INFORMATION SUPPLIED:
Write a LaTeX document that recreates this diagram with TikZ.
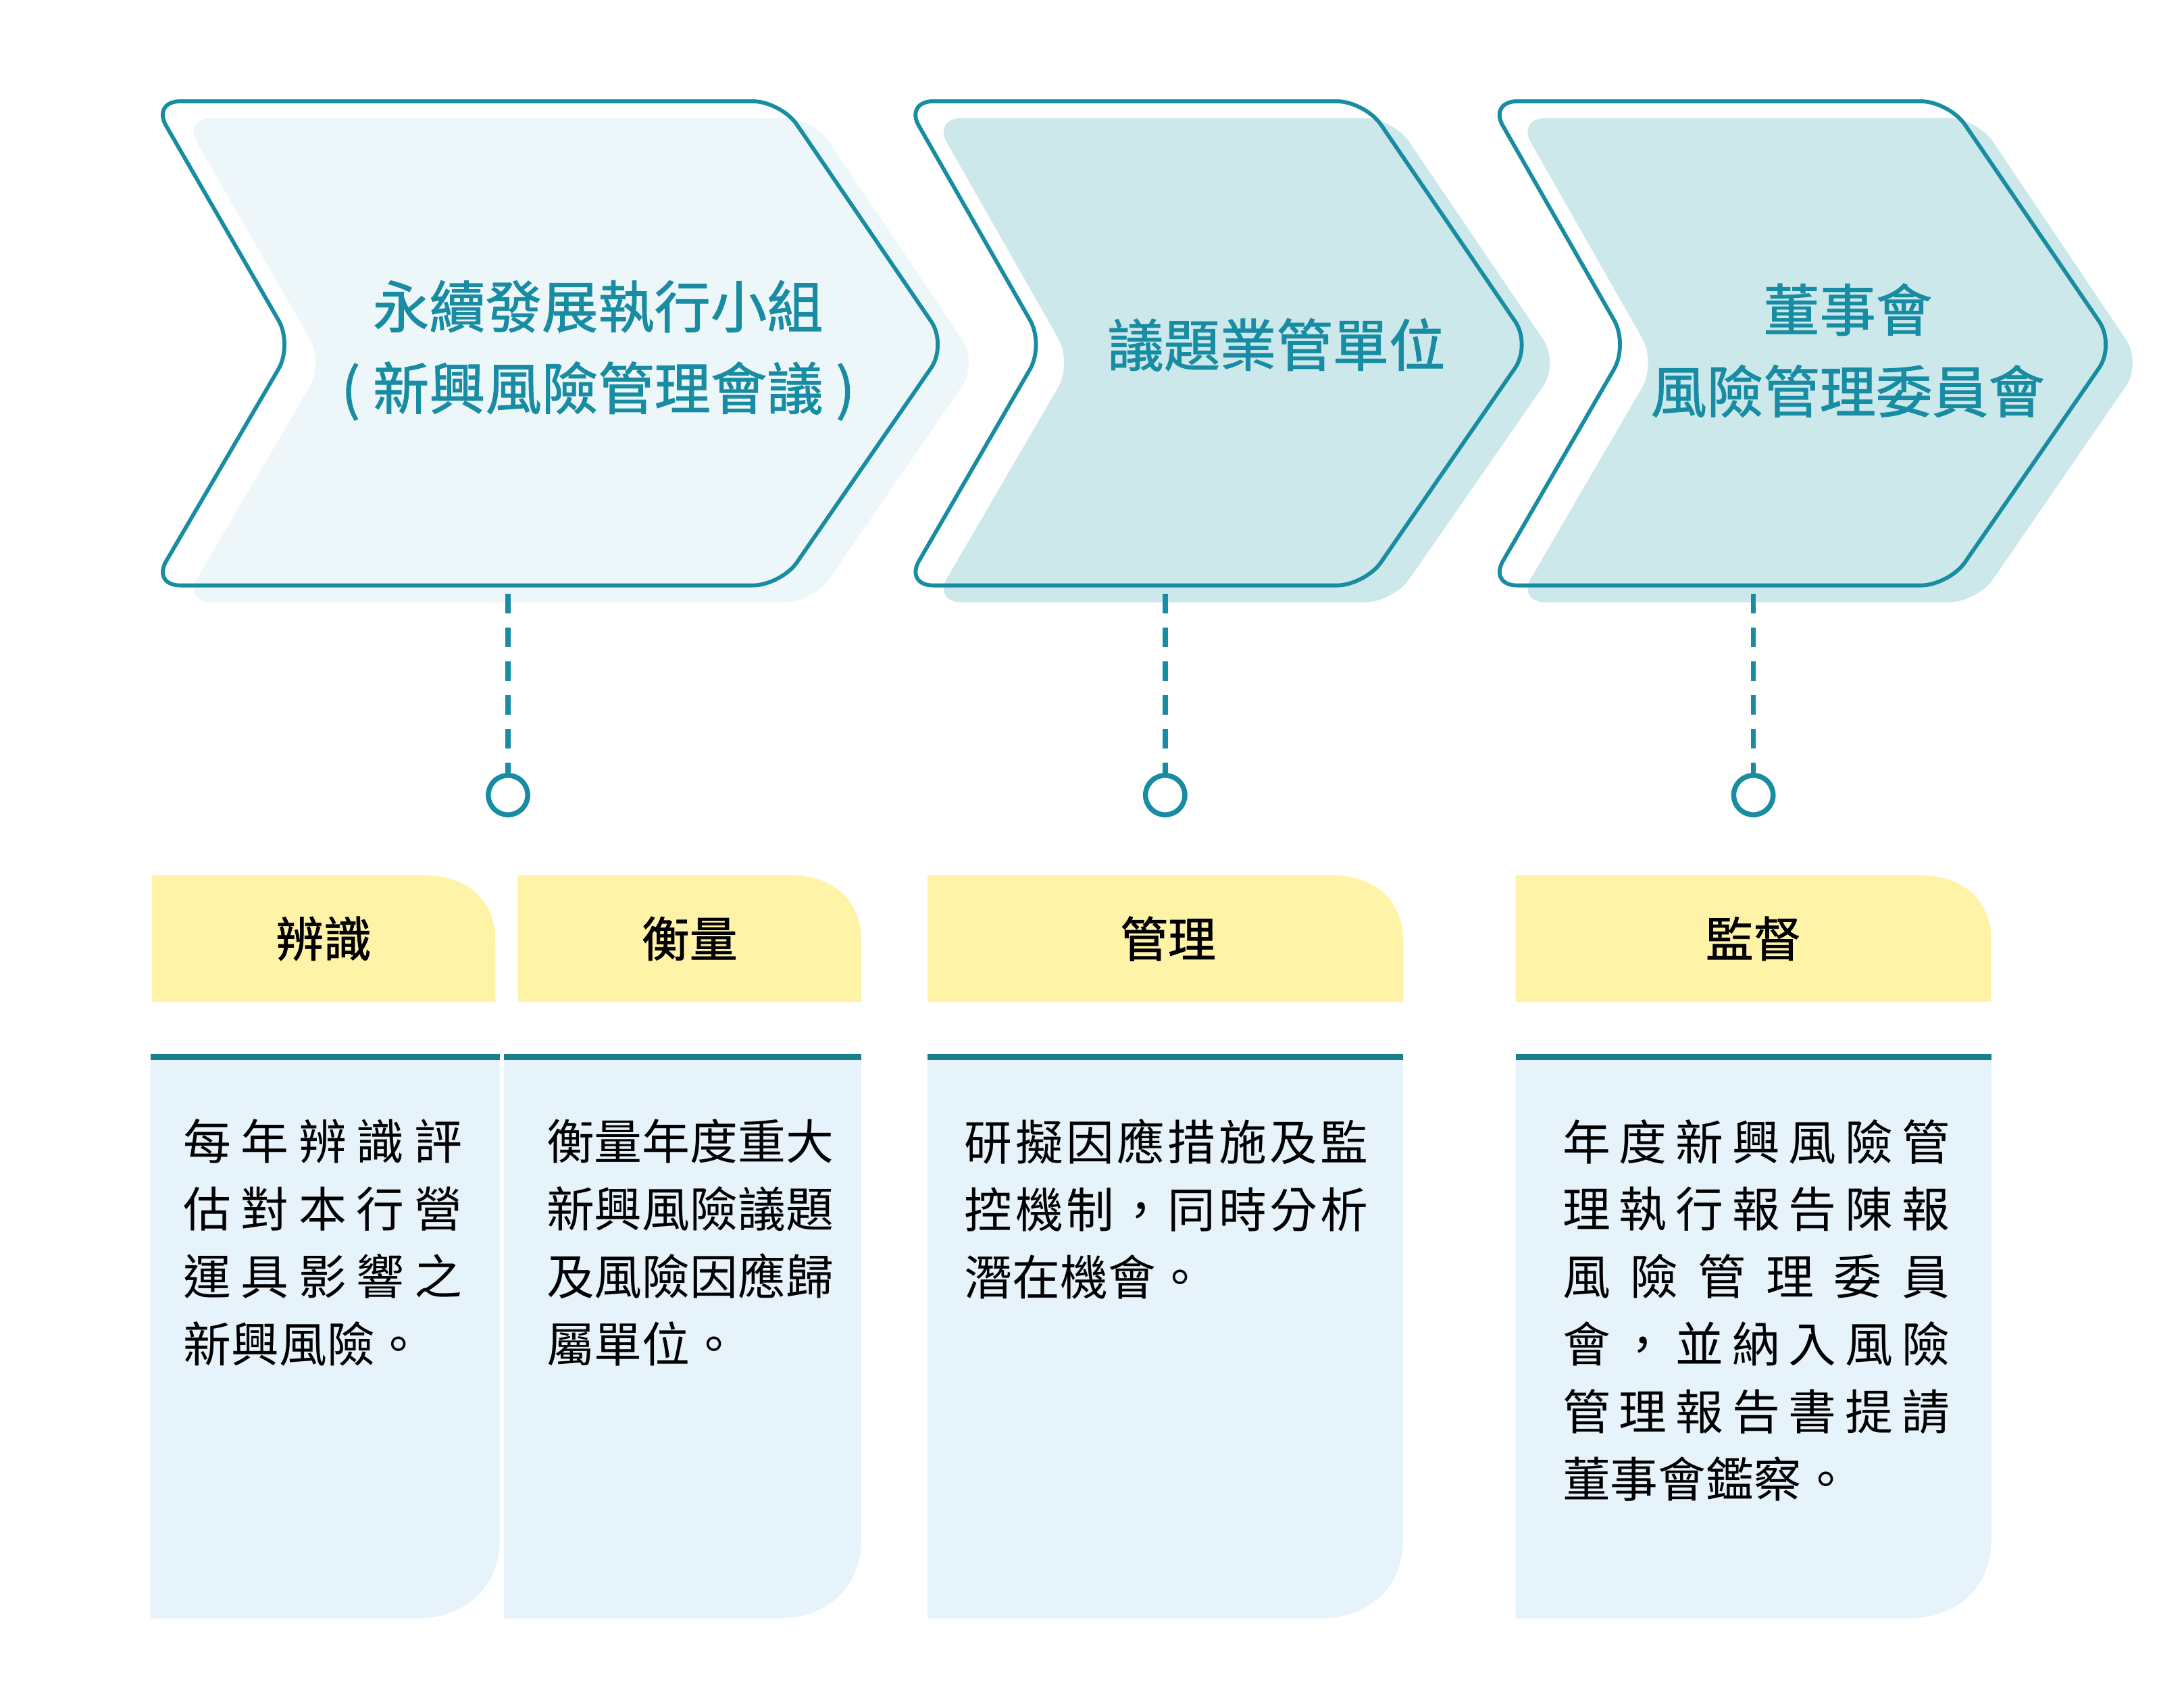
\documentclass[tikz,border=0pt]{standalone}
\usepackage{fontspec}
\usepackage{tikz}
\usetikzlibrary{positioning}
\setmainfont{Noto Sans CJK TC}
\newfontfamily\medfont[FakeBold=1.2]{Noto Sans CJK TC}
\definecolor{tealline}{HTML}{188CA2}
\definecolor{tealrule}{HTML}{17808C}
\definecolor{paleblue}{HTML}{EDF7FA}
\definecolor{midblue}{HTML}{CCE8EB}
\definecolor{bodyblue}{HTML}{E7F3FA}
\definecolor{headyellow}{HTML}{FFF3A8}
\makeatletter
\def\spreadline#1{\spr@#1\relax}
\def\spr@#1#2{#1\ifx\relax#2\else\hfill\expandafter\spr@\expandafter#2\fi}
\makeatother
\newcommand{\fullline}[2]{\hbox to #1{\spreadline{#2}}}
\tikzset{
    chevline/.style={draw=tealline, line width=1.4pt, rounded corners=10pt},
    chevfill/.style={rounded corners=10pt},
    titletext/.style={text=tealline, font=\fontsize{20}{29}\medfont, align=center, inner sep=0},
    dashline/.style={draw=tealline, line width=1.8pt, dash pattern=on 7pt off 5pt},
    ring/.style={circle, draw=tealline, line width=1.8pt, minimum size=14pt, inner sep=0, fill=white},
    headtext/.style={font=\fontsize{17}{20}\medfont, inner sep=0},
    bodytext/.style={font=\fontsize{17}{24}\selectfont, align=left, inner sep=0, anchor=north west},
}
\begin{document}
\begin{tikzpicture}[x=0.5pt, y=-0.5pt]
    \useasboundingbox (0,0) rectangle (1552,1210);
    % chevrons
    \fill[paleblue, chevfill] (130,84) -- (578,84) -- (695,258) -- (578,428) -- (130,428) -- (230,258) -- cycle;
    \draw[chevline] (108,72) -- (555,72) -- (673,245) -- (555,416) -- (108,416) -- (208,245) -- cycle;
    \fill[midblue, chevfill] (663,84) -- (990,84) -- (1108,258) -- (990,428) -- (663,428) -- (762,258) -- cycle;
    \draw[chevline] (643,72) -- (970,72) -- (1088,245) -- (970,416) -- (643,416) -- (742,245) -- cycle;
    \fill[midblue, chevfill] (1078,84) -- (1405,84) -- (1522,258) -- (1405,428) -- (1078,428) -- (1177,258) -- cycle;
    \draw[chevline] (1058,72) -- (1385,72) -- (1503,245) -- (1385,416) -- (1058,416) -- (1157,245) -- cycle;
    \node[titletext] (team) at (425,249) {永續發展執行小組\\( 新興風險管理會議 )};
    \node[titletext] (unit) at (907,245) {議題業管單位};
    \node[titletext] (board) at (1313,249) {董事會\\風險管理委員會};
    % connectors
    \coordinate (t1) at (361,422);
    \coordinate (t2) at (828,422);
    \coordinate (t3) at (1246,422);
    \node[ring] (o1) at (361,565) {};
    \node[ring] (o2) at (828,565) {};
    \node[ring] (o3) at (1246,565) {};
    \draw[dashline] (t1) -- (o1);
    \draw[dashline] (t2) -- (o2);
    \draw[dashline] (t3) -- (o3);
    % yellow headers
    \fill[headyellow] (108,712) -- (108,622) -- (302,622) .. controls (332,622) and (352,640) .. (352,668) -- (352,712) -- cycle;
    \fill[headyellow] (368,712) -- (368,622) -- (562,622) .. controls (592,622) and (612,640) .. (612,668) -- (612,712) -- cycle;
    \fill[headyellow] (659,712) -- (659,622) -- (947,622) .. controls (977,622) and (997,640) .. (997,668) -- (997,712) -- cycle;
    \fill[headyellow] (1077,712) -- (1077,622) -- (1365,622) .. controls (1395,622) and (1415,640) .. (1415,668) -- (1415,712) -- cycle;
    \node[headtext] (h1) at (230,667) {辨識};
    \node[headtext] (h2) at (490,667) {衡量};
    \node[headtext] (h3) at (830,667) {管理};
    \node[headtext] (h4) at (1246,667) {監督};
    % body boxes
    \foreach \l/\r in {107/355, 358/612, 659/997, 1077/1415}
    {
        \fill[bodyblue] (\l,752) -- (\r,752) -- (\r,1095) .. controls (\r,1128) and ({\r-25},1150) .. ({\r-58},1150) -- (\l,1150) -- cycle;
        \draw[tealrule, line width=2pt] (\l,751) -- (\r,751);
    }
    \node[bodytext] (b1) at (130,795) {\fullline{99pt}{每年辨識評}\\\fullline{99pt}{估對本行營}\\\fullline{99pt}{運具影響之}\\新興風險。};
    \node[bodytext] (b2) at (388,795) {\fullline{102pt}{衡量年度重大}\\\fullline{102pt}{新興風險議題}\\\fullline{102pt}{及風險因應歸}\\屬單位。};
    \node[bodytext] (b3) at (685,795) {\fullline{143.5pt}{研擬因應措施及監}\\\fullline{143.5pt}{控機制，同時分析}\\潛在機會。};
    \node[bodytext] (b4) at (1110,795) {\fullline{137.5pt}{年度新興風險管}\\\fullline{137.5pt}{理執行報告陳報}\\\fullline{137.5pt}{風險管理委員}\\\fullline{137.5pt}{會，並納入風險}\\\fullline{137.5pt}{管理報告書提請}\\董事會鑑察。};
\end{tikzpicture}
\end{document}
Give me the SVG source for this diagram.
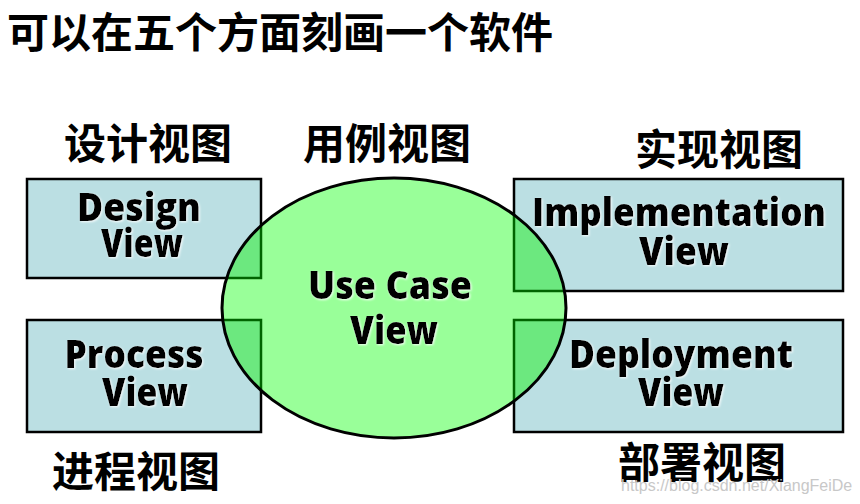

GIVEN TASK: Every line of text is to be repeated exactly; pictures are left out.

RESPONSE BELOW:
Write a LaTeX document that recreates this diagram with TikZ.
\documentclass[tikz,border=0pt]{standalone}
\usepackage{fontspec}
\usepackage{tikz}
\usetikzlibrary{positioning}
\setmainfont{Noto Sans CJK TC}
\newfontfamily\medfont[FakeBold=1.2]{Noto Sans CJK TC}
\definecolor{tealline}{HTML}{188CA2}
\definecolor{tealrule}{HTML}{17808C}
\definecolor{paleblue}{HTML}{EDF7FA}
\definecolor{midblue}{HTML}{CCE8EB}
\definecolor{bodyblue}{HTML}{E7F3FA}
\definecolor{headyellow}{HTML}{FFF3A8}
\makeatletter
\def\spreadline#1{\spr@#1\relax}
\def\spr@#1#2{#1\ifx\relax#2\else\hfill\expandafter\spr@\expandafter#2\fi}
\makeatother
\newcommand{\fullline}[2]{\hbox to #1{\spreadline{#2}}}
\tikzset{
    chevline/.style={draw=tealline, line width=1.4pt, rounded corners=10pt},
    chevfill/.style={rounded corners=10pt},
    titletext/.style={text=tealline, font=\fontsize{20}{29}\medfont, align=center, inner sep=0},
    dashline/.style={draw=tealline, line width=1.8pt, dash pattern=on 7pt off 5pt},
    ring/.style={circle, draw=tealline, line width=1.8pt, minimum size=14pt, inner sep=0, fill=white},
    headtext/.style={font=\fontsize{17}{20}\medfont, inner sep=0},
    bodytext/.style={font=\fontsize{17}{24}\selectfont, align=left, inner sep=0, anchor=north west},
}
\begin{document}
\begin{tikzpicture}[x=0.5pt, y=-0.5pt]
    \useasboundingbox (0,0) rectangle (1552,1210);
    % chevrons
    \fill[paleblue, chevfill] (130,84) -- (578,84) -- (695,258) -- (578,428) -- (130,428) -- (230,258) -- cycle;
    \draw[chevline] (108,72) -- (555,72) -- (673,245) -- (555,416) -- (108,416) -- (208,245) -- cycle;
    \fill[midblue, chevfill] (663,84) -- (990,84) -- (1108,258) -- (990,428) -- (663,428) -- (762,258) -- cycle;
    \draw[chevline] (643,72) -- (970,72) -- (1088,245) -- (970,416) -- (643,416) -- (742,245) -- cycle;
    \fill[midblue, chevfill] (1078,84) -- (1405,84) -- (1522,258) -- (1405,428) -- (1078,428) -- (1177,258) -- cycle;
    \draw[chevline] (1058,72) -- (1385,72) -- (1503,245) -- (1385,416) -- (1058,416) -- (1157,245) -- cycle;
    \node[titletext] (team) at (425,249) {永續發展執行小組\\( 新興風險管理會議 )};
    \node[titletext] (unit) at (907,245) {議題業管單位};
    \node[titletext] (board) at (1313,249) {董事會\\風險管理委員會};
    % connectors
    \coordinate (t1) at (361,422);
    \coordinate (t2) at (828,422);
    \coordinate (t3) at (1246,422);
    \node[ring] (o1) at (361,565) {};
    \node[ring] (o2) at (828,565) {};
    \node[ring] (o3) at (1246,565) {};
    \draw[dashline] (t1) -- (o1);
    \draw[dashline] (t2) -- (o2);
    \draw[dashline] (t3) -- (o3);
    % yellow headers
    \fill[headyellow] (108,712) -- (108,622) -- (302,622) .. controls (332,622) and (352,640) .. (352,668) -- (352,712) -- cycle;
    \fill[headyellow] (368,712) -- (368,622) -- (562,622) .. controls (592,622) and (612,640) .. (612,668) -- (612,712) -- cycle;
    \fill[headyellow] (659,712) -- (659,622) -- (947,622) .. controls (977,622) and (997,640) .. (997,668) -- (997,712) -- cycle;
    \fill[headyellow] (1077,712) -- (1077,622) -- (1365,622) .. controls (1395,622) and (1415,640) .. (1415,668) -- (1415,712) -- cycle;
    \node[headtext] (h1) at (230,667) {辨識};
    \node[headtext] (h2) at (490,667) {衡量};
    \node[headtext] (h3) at (830,667) {管理};
    \node[headtext] (h4) at (1246,667) {監督};
    % body boxes
    \foreach \l/\r in {107/355, 358/612, 659/997, 1077/1415}
    {
        \fill[bodyblue] (\l,752) -- (\r,752) -- (\r,1095) .. controls (\r,1128) and ({\r-25},1150) .. ({\r-58},1150) -- (\l,1150) -- cycle;
        \draw[tealrule, line width=2pt] (\l,751) -- (\r,751);
    }
    \node[bodytext] (b1) at (130,795) {\fullline{99pt}{每年辨識評}\\\fullline{99pt}{估對本行營}\\\fullline{99pt}{運具影響之}\\新興風險。};
    \node[bodytext] (b2) at (388,795) {\fullline{102pt}{衡量年度重大}\\\fullline{102pt}{新興風險議題}\\\fullline{102pt}{及風險因應歸}\\屬單位。};
    \node[bodytext] (b3) at (685,795) {\fullline{143.5pt}{研擬因應措施及監}\\\fullline{143.5pt}{控機制，同時分析}\\潛在機會。};
    \node[bodytext] (b4) at (1110,795) {\fullline{137.5pt}{年度新興風險管}\\\fullline{137.5pt}{理執行報告陳報}\\\fullline{137.5pt}{風險管理委員}\\\fullline{137.5pt}{會，並納入風險}\\\fullline{137.5pt}{管理報告書提請}\\董事會鑑察。};
\end{tikzpicture}
\end{document}
Give me the SVG source for this diagram.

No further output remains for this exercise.